Using map_rect with multiple Gaussian processes (sampling time)

AK10 · February 25, 2021, 10:45pm

Dear all,

I’m trying to model multiple realizations of Gaussian processes jointly in stan. Right now I’m fitting them as independent processes but with the same shared hyper-parameters, but later I would like to do some partial pooling, add a common mean, change the likelihood and so on.

I’m comparing a simple vectorized version with a version implemented using map_rect where I map the likelihood across the realizations. My thought was that the latter would be they way to go when I’ll have both shared and individual parameters for the GPs as it would scale well with the number of realizations.

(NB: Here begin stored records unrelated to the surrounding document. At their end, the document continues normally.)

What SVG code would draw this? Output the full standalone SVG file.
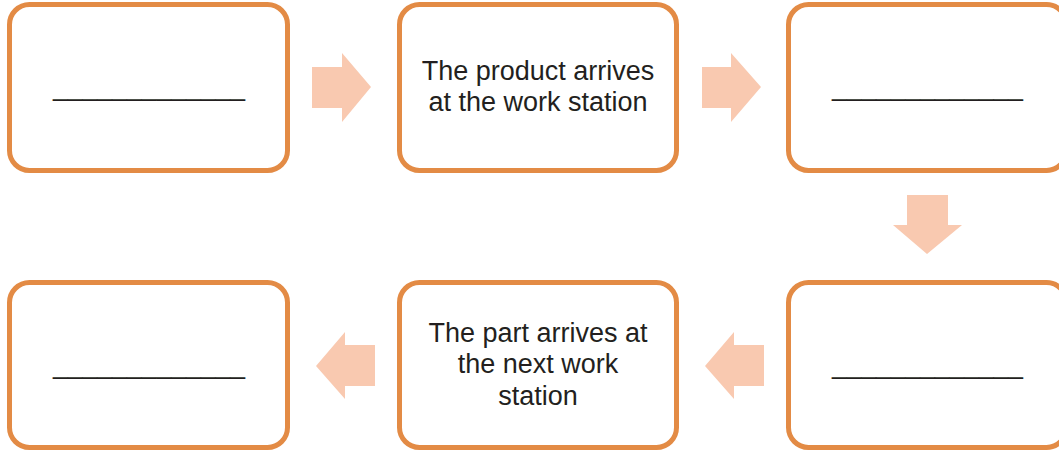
<svg xmlns="http://www.w3.org/2000/svg" width="1059" height="452" viewBox="0 0 1059 452">
<style>
.box{fill:#fff;stroke:#E38B45;stroke-width:5}
.arr{fill:#F9C9B0}
.t{font-family:"Liberation Sans",Arial,sans-serif;font-size:27px;fill:#231F20;text-anchor:middle}
.u{font-family:"Liberation Sans",Arial,sans-serif;font-size:26px;fill:#231F20}
</style>
<rect width="1059" height="452" fill="#fff"/>
<g id="connectors">
<polygon class="arr" points="312,67 342,67 342,53 371,87 342,122 342,108 312,108"/>
<polygon class="arr" points="702,67 731,67 731,53 761,87 731,122 731,108 702,108"/>
<polygon class="arr" points="907,195 948,195 948,225 962,225 927,254 893,225 907,225"/>
<polygon class="arr" points="764,345 734,345 734,332 705,366 734,399 734,386 764,386"/>
<polygon class="arr" points="375,345 345,345 345,332 316,366 345,399 345,386 375,386"/>
</g>
<g id="node1">
<rect class="box" x="9.5" y="4.5" width="278" height="166" rx="20"/>
<text class="u" x="53" y="96" textLength="192" lengthAdjust="spacingAndGlyphs">_____________</text>
</g>
<g id="node2">
<rect class="box" x="399.5" y="4.5" width="277" height="166" rx="20"/>
<text class="t" x="538" y="80">The product arrives</text>
<text class="t" x="538" y="111">at the work station</text>
</g>
<g id="node3">
<rect class="box" x="788.5" y="4.5" width="278" height="166" rx="20"/>
<text class="u" x="832" y="96" textLength="191" lengthAdjust="spacingAndGlyphs">_____________</text>
</g>
<g id="node4">
<rect class="box" x="788.5" y="282.5" width="278" height="165" rx="20"/>
<text class="u" x="832" y="374" textLength="191" lengthAdjust="spacingAndGlyphs">_____________</text>
</g>
<g id="node5">
<rect class="box" x="399.5" y="282.5" width="277" height="165" rx="20"/>
<text class="t" x="538" y="342">The part arrives at</text>
<text class="t" x="538" y="373">the next work</text>
<text class="t" x="538" y="405">station</text>
</g>
<g id="node6">
<rect class="box" x="9.5" y="282.5" width="278" height="165" rx="20"/>
<text class="u" x="53" y="374" textLength="192" lengthAdjust="spacingAndGlyphs">_____________</text>
</g>
</svg>
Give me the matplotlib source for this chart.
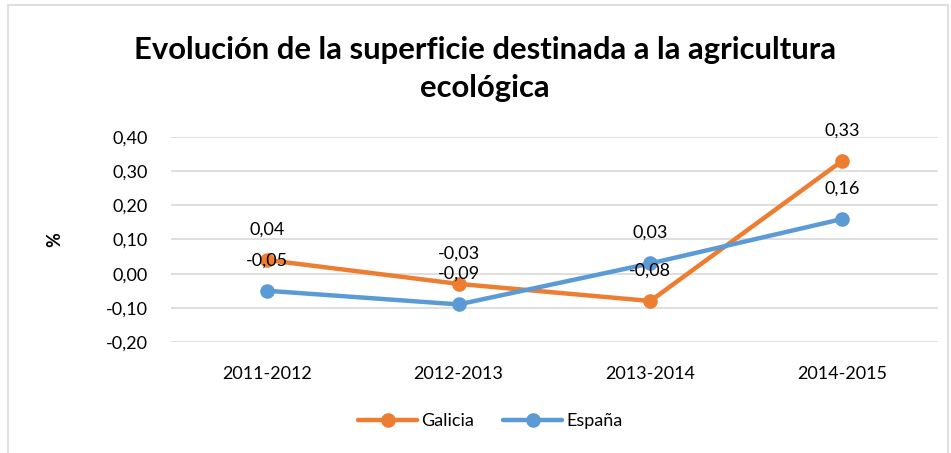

My implementation based on map_rect is, however, not as fast as I expected. I’m running this on a machine with 128 logical cores and they all show full utilization under the map_rect model, while only utilizing 4 cores (corresponding to the number of chains) in the vectorized version.

Is there any reason why my implementation using map_rect is so slower than the vectorized version even though it’s utilizing all my 128 cores, and can I speed it up some how?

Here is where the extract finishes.